◆ Given task: Please output every line of the material as it stands, without the pictures.

◆ Stored data:

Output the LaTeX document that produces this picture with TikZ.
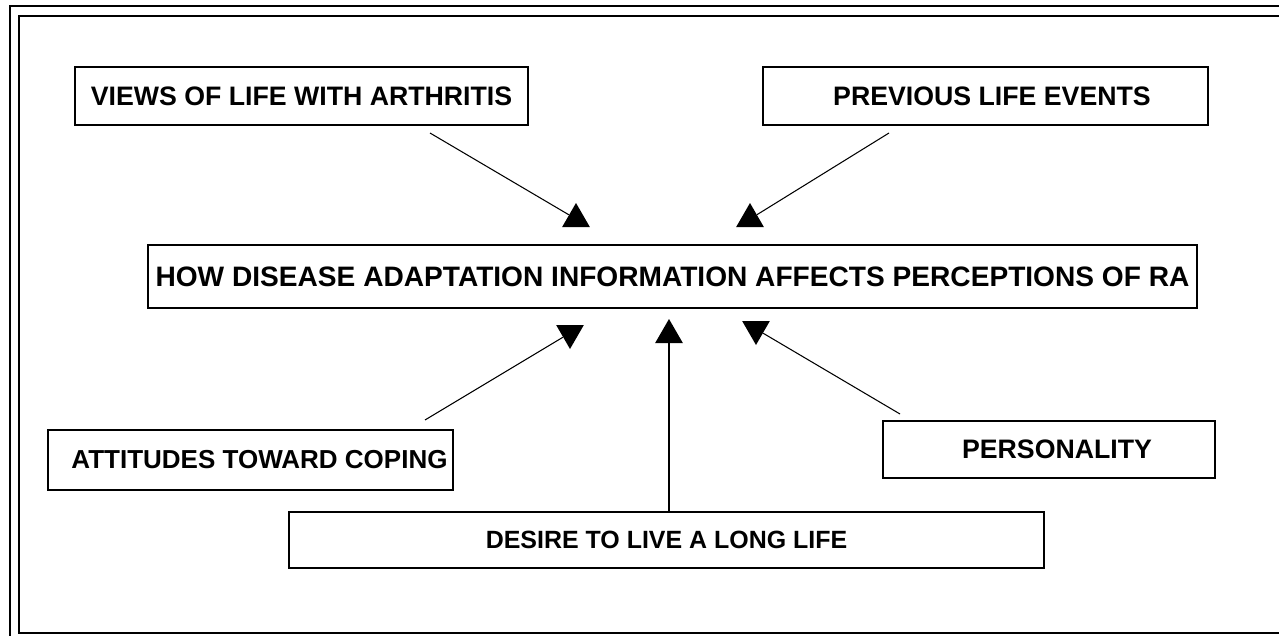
\documentclass[tikz,border=0pt]{standalone}
\usepackage{fontspec}
\setmainfont{Liberation Sans}
\usetikzlibrary{shapes.geometric}
\begin{document}
\begin{tikzpicture}[x=0.02cm,y=-0.02cm,
  box/.style={draw, line width=1.1pt, inner sep=0pt, align=center,
    font=\bfseries\fontsize{15.2}{18}\selectfont},
  tri/.style={regular polygon, regular polygon sides=3, fill=black, draw=none,
    inner sep=0pt, minimum size=0.64cm},
  tridown/.style={tri, shape border rotate=180},
  conn/.style={line width=0.6pt},
  frame/.style={line width=1.1pt}]
\useasboundingbox (0,0) rectangle (1279,636);
% frame
\draw[frame] (10,636) -- (10,6) -- (1279,6);
\draw[frame] (1279,16) -- (19,16) -- (19,633) -- (1279,633);
% boxes
\node[box, minimum width=9.06cm, minimum height=1.16cm] (A) at (301.5,96) {VIEWS OF LIFE WITH ARTHRITIS};
\node[box, minimum width=8.9cm, minimum height=1.16cm] (B) at (985.5,96) {\hspace*{0.26cm}PREVIOUS LIFE EVENTS};
\node[box, minimum width=20.98cm, minimum height=1.26cm, font=\bfseries\fontsize{16}{18}\selectfont] (M) at (672.5,276.5) {HOW DISEASE ADAPTATION INFORMATION AFFECTS PERCEPTIONS OF RA};
\node[box, minimum width=8.1cm, minimum height=1.2cm, font=\bfseries\fontsize{14.8}{18}\selectfont] (C) at (250.5,460) {\hspace*{0.36cm}ATTITUDES TOWARD COPING};
\node[box, minimum width=6.64cm, minimum height=1.14cm] (D) at (1049,449.5) {\hspace*{0.32cm}PERSONALITY};
\node[box, minimum width=15.1cm, minimum height=1.12cm, font=\bfseries\fontsize{14.2}{18}\selectfont] (E) at (666.5,540) {DESIRE TO LIVE A LONG LIFE};
% triangles
\node[tri] (TA) at (576,219) {};
\node[tri] (TB) at (750,219) {};
\node[tridown] (TC) at (570,333) {};
\node[tridown] (TD) at (756,329) {};
\node[tri] (TE) at (669,335) {};
% connector start points
\coordinate (sA) at (430,133);
\coordinate (sB) at (889,133);
\coordinate (sC) at (425,420);
\coordinate (sD) at (900,414);
\coordinate (sE) at (669,512);
\draw[conn] (sA) -- (TA);
\draw[conn] (sB) -- (TB);
\draw[conn] (sC) -- (TC);
\draw[conn] (sD) -- (TD);
\draw[line width=1.5pt] (sE) -- (TE);
\end{tikzpicture}
\end{document}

◆ Full output:
Output the LaTeX document that produces this picture with TikZ.
\documentclass[tikz,border=0pt]{standalone}
\usepackage{fontspec}
\setmainfont{Liberation Sans}
\usetikzlibrary{shapes.geometric}
\begin{document}
\begin{tikzpicture}[x=0.02cm,y=-0.02cm,
  box/.style={draw, line width=1.1pt, inner sep=0pt, align=center,
    font=\bfseries\fontsize{15.2}{18}\selectfont},
  tri/.style={regular polygon, regular polygon sides=3, fill=black, draw=none,
    inner sep=0pt, minimum size=0.64cm},
  tridown/.style={tri, shape border rotate=180},
  conn/.style={line width=0.6pt},
  frame/.style={line width=1.1pt}]
\useasboundingbox (0,0) rectangle (1279,636);
% frame
\draw[frame] (10,636) -- (10,6) -- (1279,6);
\draw[frame] (1279,16) -- (19,16) -- (19,633) -- (1279,633);
% boxes
\node[box, minimum width=9.06cm, minimum height=1.16cm] (A) at (301.5,96) {VIEWS OF LIFE WITH ARTHRITIS};
\node[box, minimum width=8.9cm, minimum height=1.16cm] (B) at (985.5,96) {\hspace*{0.26cm}PREVIOUS LIFE EVENTS};
\node[box, minimum width=20.98cm, minimum height=1.26cm, font=\bfseries\fontsize{16}{18}\selectfont] (M) at (672.5,276.5) {HOW DISEASE ADAPTATION INFORMATION AFFECTS PERCEPTIONS OF RA};
\node[box, minimum width=8.1cm, minimum height=1.2cm, font=\bfseries\fontsize{14.8}{18}\selectfont] (C) at (250.5,460) {\hspace*{0.36cm}ATTITUDES TOWARD COPING};
\node[box, minimum width=6.64cm, minimum height=1.14cm] (D) at (1049,449.5) {\hspace*{0.32cm}PERSONALITY};
\node[box, minimum width=15.1cm, minimum height=1.12cm, font=\bfseries\fontsize{14.2}{18}\selectfont] (E) at (666.5,540) {DESIRE TO LIVE A LONG LIFE};
% triangles
\node[tri] (TA) at (576,219) {};
\node[tri] (TB) at (750,219) {};
\node[tridown] (TC) at (570,333) {};
\node[tridown] (TD) at (756,329) {};
\node[tri] (TE) at (669,335) {};
% connector start points
\coordinate (sA) at (430,133);
\coordinate (sB) at (889,133);
\coordinate (sC) at (425,420);
\coordinate (sD) at (900,414);
\coordinate (sE) at (669,512);
\draw[conn] (sA) -- (TA);
\draw[conn] (sB) -- (TB);
\draw[conn] (sC) -- (TC);
\draw[conn] (sD) -- (TD);
\draw[line width=1.5pt] (sE) -- (TE);
\end{tikzpicture}
\end{document}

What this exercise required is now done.